__Written request__
All lines below must be repeated exactly, with the pictures omitted.

__Data section__
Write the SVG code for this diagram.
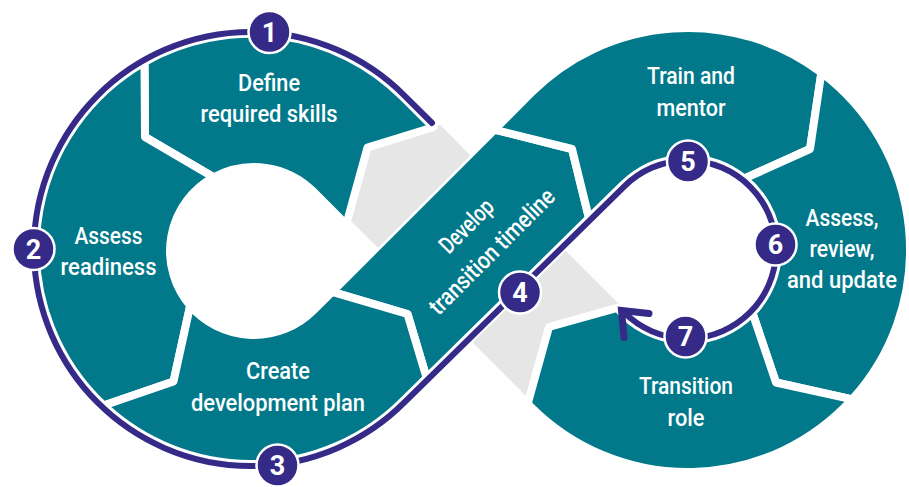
<svg xmlns="http://www.w3.org/2000/svg" width="909" height="487" viewBox="0 0 909 487">
  <style>
    .seg { fill: #01798a; stroke: #ffffff; stroke-width: 8; stroke-linejoin: round; }
    .cross { fill: #e5e6e5; }
    .lbl { font-family: Roboto, "Liberation Sans", sans-serif; font-size: 24px; font-weight: 500; fill: #ffffff; text-anchor: middle; }
    .flow-halo { fill: none; stroke: #ffffff; stroke-width: 10; stroke-linecap: round; stroke-linejoin: round; }
    .flow { fill: none; stroke: #352a87; stroke-width: 6; stroke-linecap: round; stroke-linejoin: round; }
    .head { fill: none; stroke: #352a87; stroke-width: 7; stroke-linecap: round; stroke-linejoin: miter; }
    .badge circle { fill: #352a87; stroke: #ffffff; stroke-width: 2.5; }
    .badge text { font-family: Roboto, "Liberation Sans", sans-serif; font-size: 27px; font-weight: 700; fill: #ffffff; text-anchor: middle; }
  </style>

  <!-- diagonal band drawn first so the grey crossing pieces can sit tight against it -->
  <g id="develop-timeline">
    <path class="seg" d="M332.1,291.9 L407.5,314 L426.6,377.9 L589,218.2 L572,149 L494.4,129.6 Z"/>
    <g transform="translate(479.6,239.2) rotate(-45)">
      <text class="lbl" x="0" y="-10.5" textLength="66" lengthAdjust="spacingAndGlyphs">Develop</text>
      <text class="lbl" x="0" y="25.5" textLength="167" lengthAdjust="spacingAndGlyphs">transition timeline</text>
    </g>
  </g>

  <!-- the band passing underneath at the crossing -->
  <g id="crossing">
    <polygon class="cross" points="367.5,147.5 440.1,125.1 470.5,155.5 378,248 348.1,218.1"/>
    <polygon class="cross" points="564,249 621.7,306.7 549,327 529,399 471.5,341.5"/>
  </g>

  <g id="define-skills">
    <path class="seg" d="M144.5,62 A215,215 0 0 1 403,97 L433.2,127.2 L367.5,147.5 L346.3,224.5 L313.4,191.6 A84,84 0 0 0 213.7,177.3 L145,137 Z"/>
    <text class="lbl" x="269" y="91" textLength="62" lengthAdjust="spacingAndGlyphs">Define</text>
    <text class="lbl" x="269" y="122" textLength="137" lengthAdjust="spacingAndGlyphs">required skills</text>
  </g>

  <g id="assess-readiness">
    <path class="seg" d="M144.5,62 A215,215 0 0 0 103.6,405.5 L173.5,381.5 L190.2,305.6 A84,84 0 0 1 213.7,177.3 L145,137 Z"/>
    <text class="lbl" x="108.5" y="244" textLength="68" lengthAdjust="spacingAndGlyphs">Assess</text>
    <text class="lbl" x="108.5" y="275" textLength="96" lengthAdjust="spacingAndGlyphs">readiness</text>
  </g>

  <g id="create-plan">
    <path class="seg" d="M103.6,405.5 A215,215 0 0 0 403,401 L426.6,377.9 L407.5,314 L332.1,291.9 L313.4,310.4 A84,84 0 0 1 190.2,305.6 L173.5,381.5 Z"/>
    <text class="lbl" x="278" y="379" textLength="64" lengthAdjust="spacingAndGlyphs">Create</text>
    <text class="lbl" x="278" y="411" textLength="174" lengthAdjust="spacingAndGlyphs">development plan</text>
  </g>

  <g id="train-mentor">
    <path class="seg" d="M494.4,129.6 L531,93 A222,222 0 0 1 821.4,72.5 L810,149 L744.2,178.7 A91,91 0 0 0 622.7,185.2 L589,218.2 L572,149 Z"/>
    <text class="lbl" x="691" y="83.5" textLength="88" lengthAdjust="spacingAndGlyphs">Train and</text>
    <text class="lbl" x="691" y="115.5" textLength="69" lengthAdjust="spacingAndGlyphs">mentor</text>
  </g>

  <g id="assess-review-update">
    <path class="seg" d="M821.4,72.5 A222,222 0 0 1 852.3,399.3 L776,382.5 L752.4,312.8 A91,91 0 0 0 744.2,178.7 L810,149 Z"/>
    <text class="lbl" x="842" y="225.5" textLength="73" lengthAdjust="spacingAndGlyphs">Assess,</text>
    <text class="lbl" x="842" y="256.5" textLength="65" lengthAdjust="spacingAndGlyphs">review,</text>
    <text class="lbl" x="842" y="288" textLength="110" lengthAdjust="spacingAndGlyphs">and update</text>
  </g>

  <g id="transition-role">
    <path class="seg" d="M852.3,399.3 A222,222 0 0 1 531,407 L527.7,403.6 L549,327 L617.2,307.9 A91,91 0 0 0 752.4,312.8 L776,382.5 Z"/>
    <text class="lbl" x="686" y="394" textLength="94" lengthAdjust="spacingAndGlyphs">Transition</text>
    <text class="lbl" x="686" y="426" textLength="37" lengthAdjust="spacingAndGlyphs">role</text>
  </g>

  <!-- process path: outer left loop, diagonal, inner right loop, arrowhead -->
  <g id="connectors">
    <path class="flow-halo" d="M432,123 L404.4,95.6 A217,217 0 1 0 404.4,402.4 L624.1,186.6 A89,89 0 1 1 624.1,312.4"/>
    <path class="flow" d="M432,123 L404.4,95.6 A217,217 0 1 0 404.4,402.4 L624.1,186.6 A89,89 0 1 1 624.1,312.4"/>
    <path class="head" d="M649,313.5 L621.5,310.5 L624,337.5"/>
  </g>

  <g id="step-1" class="badge"><circle cx="269.5" cy="32" r="21"/><text x="269.5" y="41.5">1</text></g>
  <g id="step-2" class="badge"><circle cx="33.5" cy="249" r="21"/><text x="33.5" y="258.5">2</text></g>
  <g id="step-3" class="badge"><circle cx="277.5" cy="465.5" r="21"/><text x="277.5" y="475">3</text></g>
  <g id="step-4" class="badge"><circle cx="520" cy="292.5" r="21"/><text x="520" y="302">4</text></g>
  <g id="step-5" class="badge"><circle cx="688" cy="161.5" r="21"/><text x="688" y="171">5</text></g>
  <g id="step-6" class="badge"><circle cx="775.5" cy="244.5" r="21"/><text x="775.5" y="254">6</text></g>
  <g id="step-7" class="badge"><circle cx="685.5" cy="336.5" r="21"/><text x="685.5" y="346">7</text></g>
</svg>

__Output of the task__
Write the SVG code for this diagram.
<svg xmlns="http://www.w3.org/2000/svg" width="909" height="487" viewBox="0 0 909 487">
  <style>
    .seg { fill: #01798a; stroke: #ffffff; stroke-width: 8; stroke-linejoin: round; }
    .cross { fill: #e5e6e5; }
    .lbl { font-family: Roboto, "Liberation Sans", sans-serif; font-size: 24px; font-weight: 500; fill: #ffffff; text-anchor: middle; }
    .flow-halo { fill: none; stroke: #ffffff; stroke-width: 10; stroke-linecap: round; stroke-linejoin: round; }
    .flow { fill: none; stroke: #352a87; stroke-width: 6; stroke-linecap: round; stroke-linejoin: round; }
    .head { fill: none; stroke: #352a87; stroke-width: 7; stroke-linecap: round; stroke-linejoin: miter; }
    .badge circle { fill: #352a87; stroke: #ffffff; stroke-width: 2.5; }
    .badge text { font-family: Roboto, "Liberation Sans", sans-serif; font-size: 27px; font-weight: 700; fill: #ffffff; text-anchor: middle; }
  </style>

  <!-- diagonal band drawn first so the grey crossing pieces can sit tight against it -->
  <g id="develop-timeline">
    <path class="seg" d="M332.1,291.9 L407.5,314 L426.6,377.9 L589,218.2 L572,149 L494.4,129.6 Z"/>
    <g transform="translate(479.6,239.2) rotate(-45)">
      <text class="lbl" x="0" y="-10.5" textLength="66" lengthAdjust="spacingAndGlyphs">Develop</text>
      <text class="lbl" x="0" y="25.5" textLength="167" lengthAdjust="spacingAndGlyphs">transition timeline</text>
    </g>
  </g>

  <!-- the band passing underneath at the crossing -->
  <g id="crossing">
    <polygon class="cross" points="367.5,147.5 440.1,125.1 470.5,155.5 378,248 348.1,218.1"/>
    <polygon class="cross" points="564,249 621.7,306.7 549,327 529,399 471.5,341.5"/>
  </g>

  <g id="define-skills">
    <path class="seg" d="M144.5,62 A215,215 0 0 1 403,97 L433.2,127.2 L367.5,147.5 L346.3,224.5 L313.4,191.6 A84,84 0 0 0 213.7,177.3 L145,137 Z"/>
    <text class="lbl" x="269" y="91" textLength="62" lengthAdjust="spacingAndGlyphs">Define</text>
    <text class="lbl" x="269" y="122" textLength="137" lengthAdjust="spacingAndGlyphs">required skills</text>
  </g>

  <g id="assess-readiness">
    <path class="seg" d="M144.5,62 A215,215 0 0 0 103.6,405.5 L173.5,381.5 L190.2,305.6 A84,84 0 0 1 213.7,177.3 L145,137 Z"/>
    <text class="lbl" x="108.5" y="244" textLength="68" lengthAdjust="spacingAndGlyphs">Assess</text>
    <text class="lbl" x="108.5" y="275" textLength="96" lengthAdjust="spacingAndGlyphs">readiness</text>
  </g>

  <g id="create-plan">
    <path class="seg" d="M103.6,405.5 A215,215 0 0 0 403,401 L426.6,377.9 L407.5,314 L332.1,291.9 L313.4,310.4 A84,84 0 0 1 190.2,305.6 L173.5,381.5 Z"/>
    <text class="lbl" x="278" y="379" textLength="64" lengthAdjust="spacingAndGlyphs">Create</text>
    <text class="lbl" x="278" y="411" textLength="174" lengthAdjust="spacingAndGlyphs">development plan</text>
  </g>

  <g id="train-mentor">
    <path class="seg" d="M494.4,129.6 L531,93 A222,222 0 0 1 821.4,72.5 L810,149 L744.2,178.7 A91,91 0 0 0 622.7,185.2 L589,218.2 L572,149 Z"/>
    <text class="lbl" x="691" y="83.5" textLength="88" lengthAdjust="spacingAndGlyphs">Train and</text>
    <text class="lbl" x="691" y="115.5" textLength="69" lengthAdjust="spacingAndGlyphs">mentor</text>
  </g>

  <g id="assess-review-update">
    <path class="seg" d="M821.4,72.5 A222,222 0 0 1 852.3,399.3 L776,382.5 L752.4,312.8 A91,91 0 0 0 744.2,178.7 L810,149 Z"/>
    <text class="lbl" x="842" y="225.5" textLength="73" lengthAdjust="spacingAndGlyphs">Assess,</text>
    <text class="lbl" x="842" y="256.5" textLength="65" lengthAdjust="spacingAndGlyphs">review,</text>
    <text class="lbl" x="842" y="288" textLength="110" lengthAdjust="spacingAndGlyphs">and update</text>
  </g>

  <g id="transition-role">
    <path class="seg" d="M852.3,399.3 A222,222 0 0 1 531,407 L527.7,403.6 L549,327 L617.2,307.9 A91,91 0 0 0 752.4,312.8 L776,382.5 Z"/>
    <text class="lbl" x="686" y="394" textLength="94" lengthAdjust="spacingAndGlyphs">Transition</text>
    <text class="lbl" x="686" y="426" textLength="37" lengthAdjust="spacingAndGlyphs">role</text>
  </g>

  <!-- process path: outer left loop, diagonal, inner right loop, arrowhead -->
  <g id="connectors">
    <path class="flow-halo" d="M432,123 L404.4,95.6 A217,217 0 1 0 404.4,402.4 L624.1,186.6 A89,89 0 1 1 624.1,312.4"/>
    <path class="flow" d="M432,123 L404.4,95.6 A217,217 0 1 0 404.4,402.4 L624.1,186.6 A89,89 0 1 1 624.1,312.4"/>
    <path class="head" d="M649,313.5 L621.5,310.5 L624,337.5"/>
  </g>

  <g id="step-1" class="badge"><circle cx="269.5" cy="32" r="21"/><text x="269.5" y="41.5">1</text></g>
  <g id="step-2" class="badge"><circle cx="33.5" cy="249" r="21"/><text x="33.5" y="258.5">2</text></g>
  <g id="step-3" class="badge"><circle cx="277.5" cy="465.5" r="21"/><text x="277.5" y="475">3</text></g>
  <g id="step-4" class="badge"><circle cx="520" cy="292.5" r="21"/><text x="520" y="302">4</text></g>
  <g id="step-5" class="badge"><circle cx="688" cy="161.5" r="21"/><text x="688" y="171">5</text></g>
  <g id="step-6" class="badge"><circle cx="775.5" cy="244.5" r="21"/><text x="775.5" y="254">6</text></g>
  <g id="step-7" class="badge"><circle cx="685.5" cy="336.5" r="21"/><text x="685.5" y="346">7</text></g>
</svg>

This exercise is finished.